À Mbujimayi, au quartier Kalala wa nkata, les creuseurs tentent d’arracher la charité des passants et des négociants de diamant en trainant dans tous les sens des dépouilles mortelles de leurs proches. Parfois, ils les exposent au soleil à longueur des journées. Le même spectacle est observé devant  les différents hôpitaux de Mbujimayi où les corps des défunts sont portés sans la moindre considération soit sur une moto, soit sur un vélo, ou tout simplement sur une sorte de brancard fabriqué à base de bambous et de sacs pour la circonstance.

La pauvreté fait partie du problème                       

Lors de mon passage dans un hôpital en territoire de Tshilenge, j’ai été choqué d’entendre un garçon de 16 ans, tout en larmes, s’adresser au cadavre de son père qui venait de mourir en ces termes : « Père ! Allège-moi la tâche pour que je t’amène chez nous (au village). Tu sais toi-même que la route est très longue, seul je ne saurais pas… » Lorsque je me suis renseigné sur le lieu où le corps devait être amené, on m’a laissé entendre que c’est à Bena Nshimba en territoire de Katanda. Une distance de plus ou moins 30 km que ce jeune garçon devait parcourir à pieds avec le corps de son père. Ç’aurait été plus facile s’il avait des moyens pour louer un véhicule.

L’Etat  démissionnaire face aux plus démunis ?         

Selon la législation congolaise, le devoir de secourir et d’assister les personnes indigentes ou vulnérables est à la charge des communes, des secteurs ou  des chefferies (articles 50 p.10 ; 73 p.11 de la loi organique n°08/016 du  07/10/2008 portant organisation et fonctionnement des entités territoriales décentralisées et leurs rapports avec les provinces).
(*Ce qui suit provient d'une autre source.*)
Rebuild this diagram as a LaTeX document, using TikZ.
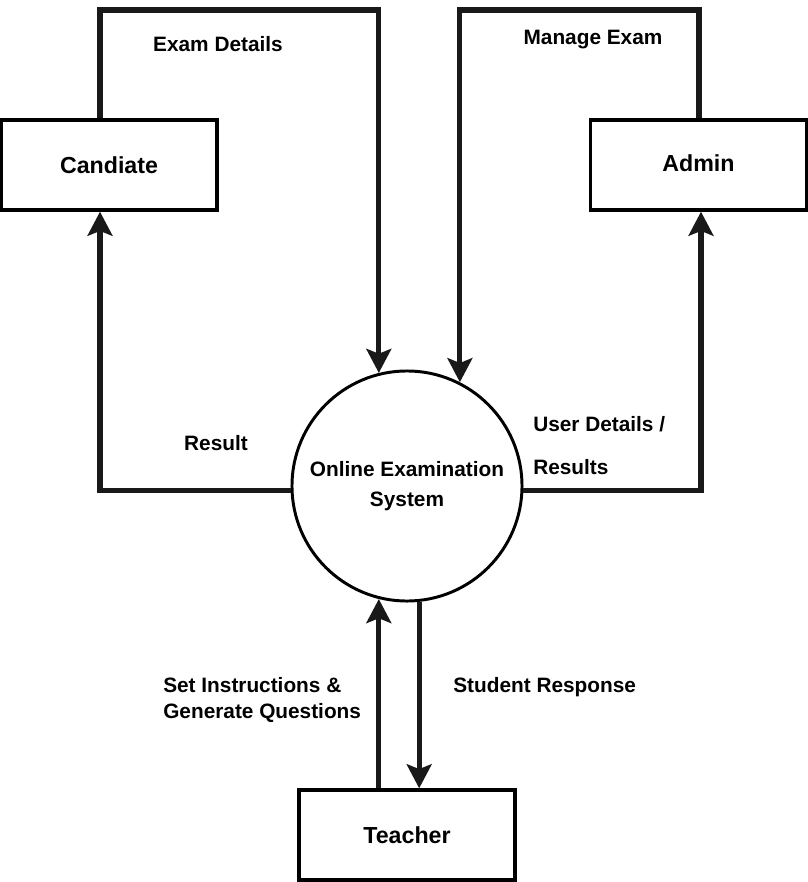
\documentclass[tikz,border=0pt]{standalone}
\usepackage{fontspec}
\setmainfont{Liberation Sans}
\usetikzlibrary{arrows.meta}

\begin{document}
\begin{tikzpicture}[x=0.025cm, y=-0.025cm,
  entidad/.style={draw, line width=2.4pt, minimum width=5.4cm, minimum height=2.25cm,
    font=\bfseries\fontsize{16.5}{20}\selectfont},
  flujo/.style={draw=black!90, line width=3.6pt,
    -{Stealth[length=0.6cm, width=0.62cm, inset=0.12cm]}},
  etiq/.style={inner sep=0pt, font=\bfseries\fontsize{14.8}{18.5}\selectfont}]
\useasboundingbox (0,0) rectangle (808,882);
% Entidades externas
\node[entidad] (cand) at (109,165) {Candiate};
\node[entidad] (adm) at (698.5,165) {\raisebox{3pt}{Admin}};
\node[entidad] (tea) at (407,835) {Teacher};

% Proceso central
\node[circle, draw, line width=2.1pt, minimum size=5.75cm, align=center,
  font=\bfseries\fontsize{14.8}{21}\selectfont] (sys) at (407,486)
  {Online Examination\\System};

% Flujos de datos
\draw[flujo] (cand.north -| 100,0) -- (100,10) -| (sys.104);
\draw[flujo] (adm.north -| 699,0) -- (699,10) -| (sys.63);
\draw[flujo] (sys.182) -| (cand.south -| 100,0);
\draw[flujo] (sys.-2) -| (adm.south -| 701,0);
\draw[flujo] (tea.north -| sys.256) -- (sys.256);
\draw[flujo] (sys.-84) -- (tea.north -| sys.-84);

% Etiquetas
\node[etiq] (lexam) at (218,44) {Exam Details};
\node[etiq] (lmanage) at (593,40) {Manage Exam};
\node[etiq] (lres) at (216,443) {Result};
\node[etiq, anchor=west] (luser) at (533,424) {User Details /};
\node[etiq, anchor=west] (lresults) at (533,467) {Results};
\node[etiq, anchor=west, align=left] (lset) at (163,700) {Set Instructions \&\\Generate Questions};
\node[etiq, anchor=west] (lstud) at (453,687) {Student Response};

\end{tikzpicture}
\end{document}
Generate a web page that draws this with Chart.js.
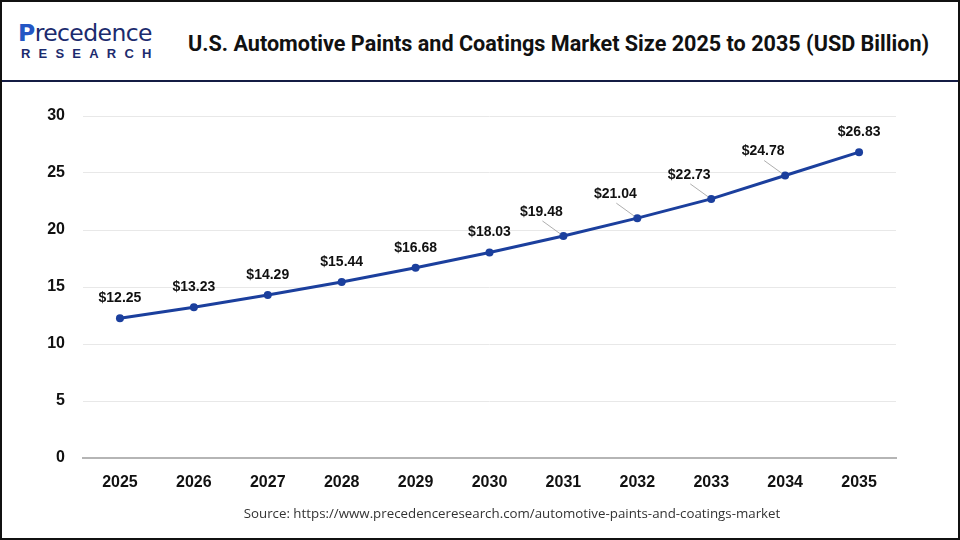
<!DOCTYPE html>
<html>
<head>
<meta charset="utf-8">
<script src="https://cdn.jsdelivr.net/npm/chart.js@4"></script>
<style>
  html, body { margin: 0; padding: 0; background: #fff; }
  #frame {
    position: relative; width: 960px; height: 540px; box-sizing: border-box;
    border: 2px solid #111; overflow: hidden; font-family: 'Liberation Sans', Arial, sans-serif;
  }
  #logo { position: absolute; left: 16px; top: 17px; width: 140px; }
  #logo .top { font-family: 'DejaVu Sans', sans-serif; font-size: 23.5px; color: #1c2b6e; letter-spacing: -0.6px; line-height: 28px; }
  #logo .top b { color: #2456c4; }
  #logo .bottom { font-size: 13px; font-weight: bold; color: #1c2b6e; letter-spacing: 8.2px; line-height: 14px; margin-left: 3px; }
  #title {
    position: absolute; left: 186px; top: 29px; width: 760px;
    font-family: 'Roboto', sans-serif; font-weight: 700; font-size: 21.6px; color: #111; white-space: nowrap;
  }
  #rule { position: absolute; left: 0; top: 78px; width: 960px; height: 2px; background: #141c44; }
  #chartBox { position: absolute; left: -3px; top: 80px; width: 960px; height: 440px; }
  #source {
    position: absolute; left: 0; top: 502px; width: 1020px; text-align: center;
    font-family: 'Open Sans', sans-serif; font-size: 13.3px; color: #333;
  }
</style>
</head>
<body>
<div id="frame">
  <div id="logo"><div class="top"><b>P</b>recedence</div><div class="bottom">RESEARCH</div></div>
  <div id="title">U.S. Automotive Paints and Coatings Market Size 2025 to 2035 (USD Billion)</div>
  <div id="rule"></div>
  <div id="chartBox"><canvas id="marketChart" width="960" height="440"></canvas></div>
  <div id="source">Source: https://www.precedenceresearch.com/automotive-paints-and-coatings-market</div>
</div>
<script>
const years = ['2025', '2026', '2027', '2028', '2029', '2030', '2031', '2032', '2033', '2034', '2035'];
const marketSize = [12.25, 13.23, 14.29, 15.44, 16.68, 18.03, 19.48, 21.04, 22.73, 24.78, 26.83];
const yTicks = [0, 5, 10, 15, 20, 25, 30];

const lineBlue = '#1b3f9d';

// value labels above each point; a few sit up-left with a thin leader line
const valueLabels = {
    id: 'valueLabels',
    afterDatasetsDraw(chart, args, opts) {
        const { ctx } = chart;
        const meta = chart.getDatasetMeta(0);
        ctx.save();
        ctx.font = 'bold 14px "Liberation Sans", Arial, sans-serif';
        ctx.fillStyle = '#111';
        ctx.textAlign = 'center';
        ctx.textBaseline = 'middle';
        meta.data.forEach((pt, i) => {
            const text = '$' + marketSize[i].toFixed(2);
            if (opts.leader.includes(i)) {
                const lx = pt.x - 22, ly = pt.y - 24;
                ctx.strokeStyle = '#999';
                ctx.lineWidth = 0.8;
                ctx.beginPath();
                ctx.moveTo(lx + 1, ly + 9);
                ctx.lineTo(pt.x - 3, pt.y - 2);
                ctx.stroke();
                ctx.fillText(text, lx, ly);
            } else {
                ctx.fillText(text, pt.x, pt.y - 20);
            }
        });
        ctx.restore();
    }
};

const ctx = document.getElementById('marketChart').getContext('2d');
new Chart(ctx, {
    type: 'line',
    data: {
        labels: years,
        datasets: [{
            data: marketSize,
            borderColor: lineBlue,
            backgroundColor: lineBlue,
            borderWidth: 3,
            pointRadius: 4,
            pointBackgroundColor: lineBlue,
            pointBorderWidth: 0,
            tension: 0
        }]
    },
    options: {
        responsive: false,
        animation: false,
        layout: { padding: { left: 0, right: 63, top: 34, bottom: 0 } },
        plugins: {
            legend: { display: false },
            tooltip: { enabled: false },
            valueLabels: { leader: [6, 7, 8, 9] }
        },
        scales: {
            x: {
                offset: true,
                grid: { display: false, drawTicks: false },
                border: { display: true, color: '#b5b5b5', width: 2 },
                ticks: {
                    padding: 15,
                    color: '#111',
                    font: { family: '"Liberation Sans", Arial, sans-serif', size: 16, weight: 'bold' }
                },
                afterFit(scale) { scale.height = 64; }
            },
            y: {
                min: 0,
                max: 30,
                afterBuildTicks(scale) { scale.ticks = yTicks.map(v => ({ value: v })); },
                grid: { color: '#e8e8e8', lineWidth: 1, drawTicks: false },
                border: { display: false },
                ticks: {
                    padding: 18,
                    color: '#111',
                    font: { family: '"Liberation Sans", Arial, sans-serif', size: 16, weight: 'bold' }
                },
                afterFit(scale) { scale.width = 84; }
            }
        }
    },
    plugins: [valueLabels]
});
</script>
</body>
</html>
On constate malheureusement que plus de 10 ans après la promulgation de cette loi,  aucun service de l’Etat pour l’organisation des pompes funèbres, ni celui d’assistance des indigents n’ont pu voir le jour ni sur la ville, ni dans les autres entités territoriales.

Or, au vu de l’évolution du monde et des pandémies qui surviennent, il est inacceptable en ce 21ème siècle que le corps d’un être humain soit manipulé et traîné sur de longues distances à pieds et dans des conditions qui blessent la conscience et la dignité humaine. J’en appelle donc au sens de responsabilité des habitants et surtout des pouvoirs publics. Que l’Etat fasse respecter les morts, notamment en assumant véritablement son devoir providentiel vis-à-vis des familles pauvres.